"Dr A. N. Walker" wrote in message
...
In article ,
David Richerby wrote:
Even though there are more chess games than atoms in the universe.
We don't know *that*. "Visible" universe perhaps?
True. My chess partner an engineer is much worried by the Special Theorum,
where is this universe with all its mass? He asks.
For the purposes of the theory of games of perfect information, any
finite number of players is equivalent to two. [...]
Why does it suffice to consider two-player games? Suppose we have n2
players. We can analyze the game from the point of view of player 1
by assuming that some super-human plays the moves for players 2, ...,
n himself. If player 1 can beat the super-human, he can also beat any
collection of ordinary people acting individually. Likewise for each
of the other players.
Yes, but when one player can beat all the others combined is the
uninteresting [and unusual] case. Interesting games in this sense are
those when each player could be defeated by a coalition of the others
[which will "almost always" happen if the game is in reasonable balance,
in some sense]. In this case, the outcome of the game is determined as
much by social factors [which players are "friends"] as by the theory.
Try 3-player Nim some time ....
Note also that if a game is not zero sum [eg "Prisoner's Dilemma"],
then you can make it so by adding an extra player who sole role is to act
as "banker". [Or "society" in PD.] But this will turn "most" 2-player
non-ZS games into unstable 3-player games [even if they are PI].
Further note: even if a game is mathematically ZS, it may not be
so in terms of the utility of the result. This is more relevant to
probabilistic games, however. But even in deterministic games, you are
not required to assume that your opponent will play perfectly, and you
may rationally prefer a move that wins #1000 unless your opponent finds
exactly the right response,
Just to interject a moment, since ordinary citizens may be confused, these
are all asides and suppositions to the 2 plain questions, no? Alternate
universe questions, not chess answers.
but then wins only #0.99, to a move that wins
#1.00 no matter what the response. Scope also for an essay on the topic
of "randomising" vs "simplification" by which a strong player aims to
confuse a position which is drawn [or even losing] in order to give an
opponent a chance to go wrong, vs [eg] sacrificing back almost all of a
large advantage in order to reach a K&P ending which is a guaranteed win
vs an easily won position in which the opponent has fiddling chances.

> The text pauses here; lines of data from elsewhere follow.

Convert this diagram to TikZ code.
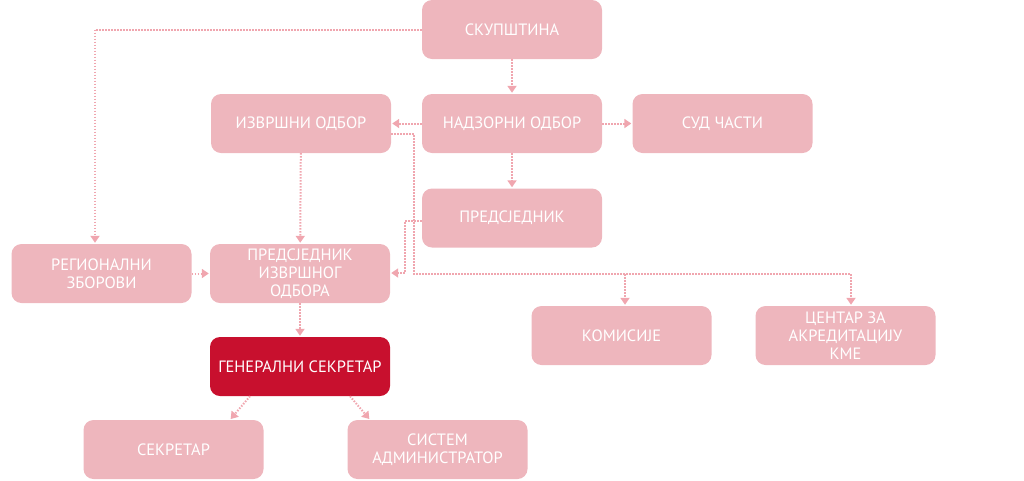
\documentclass[tikz,border=0pt]{standalone}
\usepackage{fontspec}
\setmainfont{PT Sans}
\usepackage{tikz}
\usetikzlibrary{arrows.meta}
\definecolor{cBox}{HTML}{EEB6BD}
\definecolor{cGen}{HTML}{C8102E}
\definecolor{cLink}{HTML}{F0A6AF}
\tikzset{
  box/.style={fill=cBox, rounded corners=10pt, minimum width=180pt, minimum height=59pt,
    inner sep=0pt, align=center, text=white, font=\fontsize{16.4}{18}\selectfont},
  genbox/.style={box, fill=cGen},
  link/.style={cLink, line width=2pt, dash pattern=on 1.5pt off 1.5pt,
    -{Triangle[width=9pt,length=7pt]}, shorten >=1pt},
  plain/.style={cLink, line width=2pt, dash pattern=on 1.5pt off 1.5pt},
}

\begin{document}
\begin{tikzpicture}[x=1pt,y=-1pt]
\useasboundingbox (0,0) rectangle (1024,480);
\node[box] (skup) at (512,29.5) {СКУПШТИНА};
\node[box] (izv) at (301,123.5) {ИЗВРШНИ ОДБОР};
\node[box] (nadz) at (512,123.5) {НАДЗОРНИ ОДБОР};
\node[box] (sud) at (722.5,123.5) {СУД ЧАСТИ};
\node[box] (pred) at (512,218) {ПРЕДСЈЕДНИК};
\node[box] (reg) at (101.5,273.5) {РЕГИОНАЛНИ\\ЗБОРОВИ};
\node[box] (pio) at (300,273.5) {ПРЕДСЈЕДНИК\\ИЗВРШНОГ\\ОДБОРА};
\node[box] (kom) at (621.5,335.5) {КОМИСИЈЕ};
\node[box] (cent) at (845.5,335.5) {ЦЕНТАР ЗА\\АКРЕДИТАЦИЈУ\\КМЕ};
\node[genbox] (gen) at (300,366.5) {ГЕНЕРАЛНИ СЕКРЕТАР};
\node[box] (sek) at (173.5,449.5) {СЕКРЕТАР};
\node[box] (sys) at (437.5,449.5) {СИСТЕМ\\АДМИНИСТРАТОР};
\coordinate (jL) at (414,274);
\coordinate (jK) at (625,274);
\coordinate (jR) at (851,274);
\coordinate (jP) at (405,273);
\draw[link] (skup.west) -| ([xshift=-6.5pt]reg.north);
\draw[link] (skup) -- (nadz);
\draw[link] (nadz) -- (izv);
\draw[link] (nadz) -- (sud);
\draw[link] (nadz) -- (pred);
\draw[link] (izv) -- (pio);
\draw[plain] ([yshift=-10.5pt]izv.east) -| (jL) -- (jR);
\draw[link] (jK) -- (jK |- kom.north);
\draw[link] (jR) -- (jR |- cent.north);
\draw[link] ([yshift=-3pt]pred.west) -| (jP) -- (jP -| pio.east);
\draw[link] (reg) -- (pio);
\draw[link] (pio) -- (gen);
\draw[link] ([xshift=-50pt]gen.south) -- ([xshift=56.5pt]sek.north);
\draw[link] ([xshift=50pt]gen.south) -- ([xshift=-67.5pt]sys.north);
\end{tikzpicture}
\end{document}
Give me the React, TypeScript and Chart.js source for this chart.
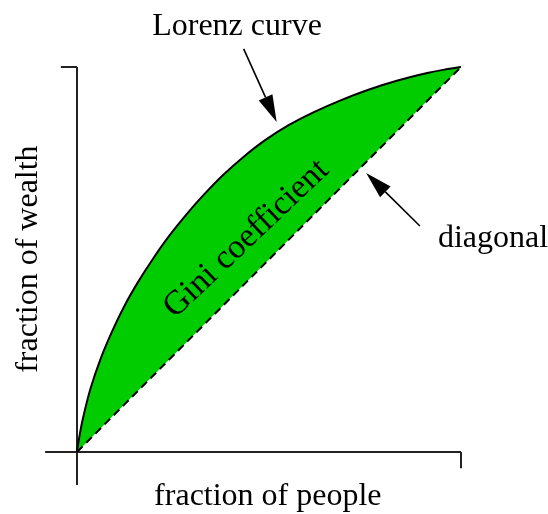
import React, { useEffect, useRef } from "react";
import { Chart, registerables } from "chart.js";

Chart.register(...registerables);

// Lorenz curve (fraction of people -> fraction of wealth)
const people = [0, 0.0012, 0.0053, 0.015, 0.0352, 0.0605, 0.09, 0.1225, 0.1588, 0.198, 0.2395, 0.284, 0.331, 0.3805, 0.4335, 0.49, 0.551, 0.617, 0.6865, 0.759, 0.835, 0.915, 0.9653, 1];
const wealth = [0, 0.0088, 0.0347, 0.085, 0.1648, 0.2395, 0.31, 0.3775, 0.4412, 0.502, 0.5605, 0.616, 0.669, 0.7195, 0.7665, 0.81, 0.849, 0.883, 0.9135, 0.941, 0.965, 0.985, 0.9947, 1];

const xTitle = "fraction of people";
const yTitle = "fraction of wealth";
const curveLabel = "Lorenz curve";
const diagLabel = "diagonal";
const areaLabel = "Gini coefficient";

const FONT = "32px 'Liberation Serif', 'Times New Roman', serif";
const AREA_FONT = "34px 'Liberation Serif', 'Times New Roman', serif";

export default function App() {
  const ref = useRef<HTMLCanvasElement | null>(null);

  useEffect(() => {
    if (!ref.current) return;
    const annot = {
      id: "giniAnnot",
      beforeDatasetsDraw(chart: any) {
        const { ctx, scales } = chart;
        const x = scales.x, y = scales.y;
        const X = (v: number) => x.getPixelForValue(v);
        const Y = (v: number) => y.getPixelForValue(v);
        ctx.save();
        ctx.strokeStyle = "#222";
        ctx.lineWidth = 2;
        ctx.lineCap = "butt";
        ctx.beginPath();
        // y axis
        ctx.moveTo(X(0), Y(-0.086));
        ctx.lineTo(X(0), Y(1));
        // top tick
        ctx.moveTo(X(0), Y(1));
        ctx.lineTo(X(-0.042), Y(1));
        // x axis
        ctx.moveTo(X(-0.083), Y(0));
        ctx.lineTo(X(1), Y(0));
        // right tick
        ctx.moveTo(X(1), Y(0));
        ctx.lineTo(X(1), Y(-0.042));
        ctx.stroke();
        ctx.restore();
      },
      afterDatasetsDraw(chart: any) {
        const { ctx, scales } = chart;
        const x = scales.x, y = scales.y;
        const X = (v: number) => x.getPixelForValue(v);
        const Y = (v: number) => y.getPixelForValue(v);
        ctx.save();
        const arrow = (tx: number, ty: number, hx: number, hy: number) => {
          const x1 = X(tx), y1 = Y(ty), x2 = X(hx), y2 = Y(hy);
          const ang = Math.atan2(y2 - y1, x2 - x1);
          const L = 27, W = 7.5;
          const bx = x2 - L * Math.cos(ang), by = y2 - L * Math.sin(ang);
          ctx.strokeStyle = "#000";
          ctx.lineWidth = 1.6;
          ctx.beginPath();
          ctx.moveTo(x1, y1);
          ctx.lineTo(bx, by);
          ctx.stroke();
          ctx.fillStyle = "#000";
          ctx.beginPath();
          ctx.moveTo(x2, y2);
          ctx.lineTo(bx + W * Math.sin(ang), by - W * Math.cos(ang));
          ctx.lineTo(bx - W * Math.sin(ang), by + W * Math.cos(ang));
          ctx.closePath();
          ctx.fill();
        };
        arrow(0.434, 1.047, 0.52, 0.857);
        arrow(0.893, 0.587, 0.753, 0.725);

        ctx.fillStyle = "#000";
        ctx.font = FONT;
        ctx.textBaseline = "alphabetic";
        ctx.textAlign = "center";
        ctx.fillText(curveLabel, X(0.4167), Y(1.083));
        ctx.fillText(xTitle, X(0.497), Y(-0.138));
        ctx.textAlign = "left";
        ctx.fillText(diagLabel, X(0.94), Y(0.532));

        ctx.save();
        ctx.font = AREA_FONT;
        ctx.translate(X(0.457), Y(0.537));
        ctx.rotate((-43.5 * Math.PI) / 180);
        ctx.textAlign = "center";
        ctx.fillText(areaLabel, 0, 0);
        ctx.restore();

        ctx.save();
        ctx.translate(X(-0.104), Y(0.501));
        ctx.rotate(-Math.PI / 2);
        ctx.textAlign = "center";
        ctx.fillText(yTitle, 0, 0);
        ctx.restore();
        ctx.restore();
      },
    };

    const chart = new Chart(ref.current, {
      type: "scatter",
      data: {
        datasets: [
          {
            label: "Lorenz curve",
            data: people.map((p, i) => ({ x: p, y: wealth[i] })),
            showLine: true,
            tension: 0.4,
            borderColor: "#000",
            borderWidth: 2,
            backgroundColor: "#00cc00",
            fill: 1,
            pointRadius: 0,
            order: 2,
          } as any,
          {
            label: "diagonal",
            data: people.map((p) => ({ x: p, y: p })),
            showLine: true,
            borderColor: "#000",
            borderWidth: 2,
            borderDash: [8, 5],
            backgroundColor: "transparent",
            fill: false,
            pointRadius: 0,
            order: 1,
          } as any,
        ],
      },
      options: {
        responsive: false,
        animation: false,
        events: [],
        layout: { padding: { left: 38.6, right: 48.6, top: 28.5, bottom: 23.5 } },
        scales: {
          x: { type: "linear", min: -0.1, max: 1.1, display: false },
          y: { type: "linear", min: -0.1, max: 1.1, display: false },
        },
        plugins: {
          legend: { display: false },
          title: { display: false },
          tooltip: { enabled: false },
        },
      },
      plugins: [annot],
    });
    return () => chart.destroy();
  }, []);

  return (
    <div style={{ position: "absolute", left: 0, top: 0, width: 548, height: 514 }}>
      <canvas ref={ref} width={548} height={514} style={{ width: 548, height: 514, display: "block" }} />
    </div>
  );
}
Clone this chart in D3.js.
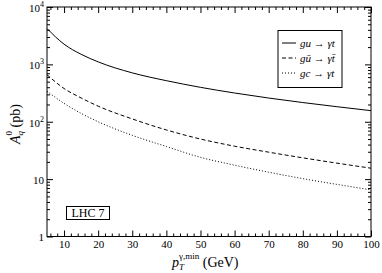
<!DOCTYPE html>
<html>
<head>
<meta charset="utf-8">
<script src="https://cdn.jsdelivr.net/npm/d3@7"></script>
<style>
	body { margin: 0; background: #fff; }
	svg { display: block; }
	svg text { font-family: "Liberation Serif", "Times New Roman", Times, "DejaVu Serif", serif; }
</style>
</head>
<body>
<div id="chart"></div>
<script>
// values (pb)
var ptMin = [5, 10, 15, 20, 30, 40, 50, 60, 70, 80, 90, 100];
var guToT = [4220, 2250, 1500, 1106, 711, 520, 398, 317, 259, 216, 183, 156];
var gubarToTbar = [660, 380, 260, 187, 112, 72, 50, 37.5, 29.5, 23.5, 19, 15.5];
var gcToT = [340, 209, 140, 100, 58, 37, 24, 17.5, 13.2, 10.2, 8.1, 6.5];

var xTicks = [10, 20, 30, 40, 50, 60, 70, 80, 90, 100];
var yTicks = [1, 10, 100, 1000, 10000];

var series = [
	{label: ["gu", " \u2192 ", "\u03b3t"], values: guToT, dash: null},
	{label: ["g\u016b", " \u2192 ", "\u03b3t\u0304"], values: gubarToTbar, dash: "4,2.5"},
	{label: ["gc", " \u2192 ", "\u03b3t"], values: gcToT, dash: "1,2"}
];

var serif = "'Liberation Serif', 'Times New Roman', Times, 'DejaVu Serif', serif";

var width = 382,
	height = 273;

var svg = d3.select("#chart")
	.append("svg")
	.attr("width", width)
	.attr("height", height)
	.attr("font-family", serif);

var x = d3.scaleLinear().domain([5, 100]).range([47, 371]);
var y = d3.scaleLog().domain([1, 10000]).range([236.5, 7]);

// minor ticks
var xMinor = d3.range(6, 100, 2).filter(function (d) { return d % 10 !== 0; });
var yMinor = [];
yTicks.slice(0, -1).forEach(function (p) {
	for (var k = 2; k < 10; k++) yMinor.push(k * p);
});

function styleAxis(g) {
	g.attr("font-family", serif).attr("font-size", 11);
	g.select(".domain").remove();
	g.selectAll("line").attr("stroke", "#000");
	g.selectAll("text").attr("fill", "#000");
}

// bottom
svg.append("g").attr("transform", "translate(0," + y.range()[0] + ")")
	.call(d3.axisBottom(x).tickValues(xTicks).tickSize(-6).tickPadding(4).tickFormat(d3.format("d")))
	.call(styleAxis);
svg.append("g").attr("transform", "translate(0," + y.range()[0] + ")")
	.call(d3.axisBottom(x).tickValues(xMinor).tickSize(-3).tickFormat(""))
	.call(styleAxis);
// top
svg.append("g").attr("transform", "translate(0," + y.range()[1] + ")")
	.call(d3.axisTop(x).tickValues(xTicks).tickSize(-6).tickFormat(""))
	.call(styleAxis);
svg.append("g").attr("transform", "translate(0," + y.range()[1] + ")")
	.call(d3.axisTop(x).tickValues(xMinor).tickSize(-3).tickFormat(""))
	.call(styleAxis);
// left
var yAxisG = svg.append("g").attr("transform", "translate(" + x.range()[0] + ",0)")
	.call(d3.axisLeft(y).tickValues(yTicks).tickSize(-6).tickPadding(3).tickFormat(function (d) { return ""; }))
	.call(styleAxis);
svg.append("g").attr("transform", "translate(" + x.range()[0] + ",0)")
	.call(d3.axisLeft(y).tickValues(yMinor).tickSize(-3).tickFormat(""))
	.call(styleAxis);
// right
svg.append("g").attr("transform", "translate(" + x.range()[1] + ",0)")
	.call(d3.axisRight(y).tickValues(yTicks).tickSize(-6).tickFormat(""))
	.call(styleAxis);
svg.append("g").attr("transform", "translate(" + x.range()[1] + ",0)")
	.call(d3.axisRight(y).tickValues(yMinor).tickSize(-3).tickFormat(""))
	.call(styleAxis);

// y tick labels as powers of ten
yAxisG.selectAll(".tick text").each(function (d) {
	var e = Math.round(Math.log10(d));
	var t = d3.select(this).text(null).attr("dy", "0.4em");
	if (e <= 1) {
		t.text(String(d));
	} else {
		t.append("tspan").text("10");
		t.append("tspan").attr("dy", "-5").attr("font-size", 8).text(e);
	}
});

// frame
svg.append("rect")
	.attr("x", x.range()[0]).attr("y", y.range()[1])
	.attr("width", x.range()[1] - x.range()[0])
	.attr("height", y.range()[0] - y.range()[1])
	.attr("fill", "none").attr("stroke", "#000").attr("stroke-width", 1);

// curves
var line = d3.line()
	.x(function (d) { return x(d[0]); })
	.y(function (d) { return y(d[1]); })
	.curve(d3.curveMonotoneX);

series.forEach(function (s) {
	svg.append("path")
		.datum(d3.zip(ptMin, s.values))
		.attr("d", line)
		.attr("fill", "none")
		.attr("stroke", "#000")
		.attr("stroke-width", 1)
		.attr("stroke-dasharray", s.dash);
});

// legend
var legend = svg.append("g");
legend.append("rect")
	.attr("x", 278).attr("y", 30.5).attr("width", 64).attr("height", 57)
	.attr("fill", "#fff").attr("stroke", "#000");
series.forEach(function (s, i) {
	var ly = 43 + i * 15;
	legend.append("line")
		.attr("x1", 282).attr("x2", 296).attr("y1", ly).attr("y2", ly)
		.attr("stroke", "#000").attr("stroke-dasharray", s.dash);
	var t = legend.append("text")
		.attr("x", 300).attr("y", ly + 3.5)
		.attr("font-size", 11);
	t.append("tspan").attr("font-style", "italic").text(s.label[0]);
	t.append("tspan").text(s.label[1]);
	t.append("tspan").attr("font-style", "italic").text(s.label[2]);
});

// LHC 7 box
svg.append("rect")
	.attr("x", 66.5).attr("y", 206.5).attr("width", 43).attr("height", 13)
	.attr("fill", "#fff").attr("stroke", "#000");
svg.append("text")
	.attr("x", 88).attr("y", 217)
	.attr("text-anchor", "middle")
	.attr("font-size", 12)
	.text("LHC 7");

// x axis label
var xl = svg.append("text").attr("x", 172).attr("y", 267).attr("font-size", 14);
xl.append("tspan").attr("font-style", "italic").text("p");
xl.append("tspan").attr("dy", "2.5").attr("font-size", 9).attr("font-style", "italic").text("T");
xl.append("tspan").attr("dx", "-5").attr("dy", "-11").attr("font-size", 9).text("\u03b3,min");
xl.append("tspan").attr("dy", "8.5").text(" (GeV)");

// y axis label
var yl = svg.append("text")
	.attr("transform", "translate(20,144) rotate(-90)")
	.attr("font-size", 14);
yl.append("tspan").attr("font-style", "italic").text("A");
yl.append("tspan").attr("dy", "3").attr("font-size", 9).attr("font-style", "italic").text("q");
yl.append("tspan").attr("dx", "-4.5").attr("dy", "-11").attr("font-size", 9).text("0");
yl.append("tspan").attr("dy", "8").text(" (pb)");
</script>
</body>
</html>
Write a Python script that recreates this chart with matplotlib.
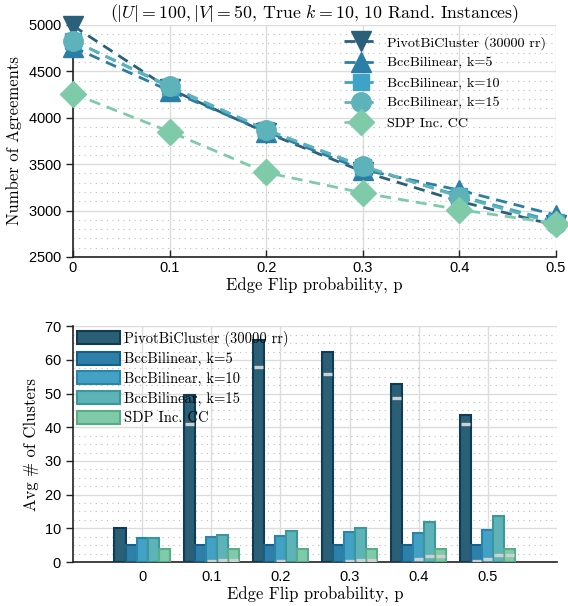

It can be hard to determine what is "perfect play" in such cases. This
is a concept which is ill-understood, as yet, by the computers.
Andf not to indulge, but...
[Technical note to any mathematicians reading: yes, I'm aware that not
all infinite ordinals are limit ordinals but introducing the idea of
games of length omega+1 in the current discussion will just confuse
everyone.]
Not *everyone*! But it's perhaps worth noting that there are
perfectly playable games with infinite [in various senses] values, and
["of course"] with infinitesimal values. Some of these are relevant
to chess [eg there are K&P endings most easily understood in terms
of infinitesimal, but strictly positive, games].
But neither answer, answerable, Andy?
Phil
--
Andy Walker, School of MathSci., Univ. of Nott'm, UK.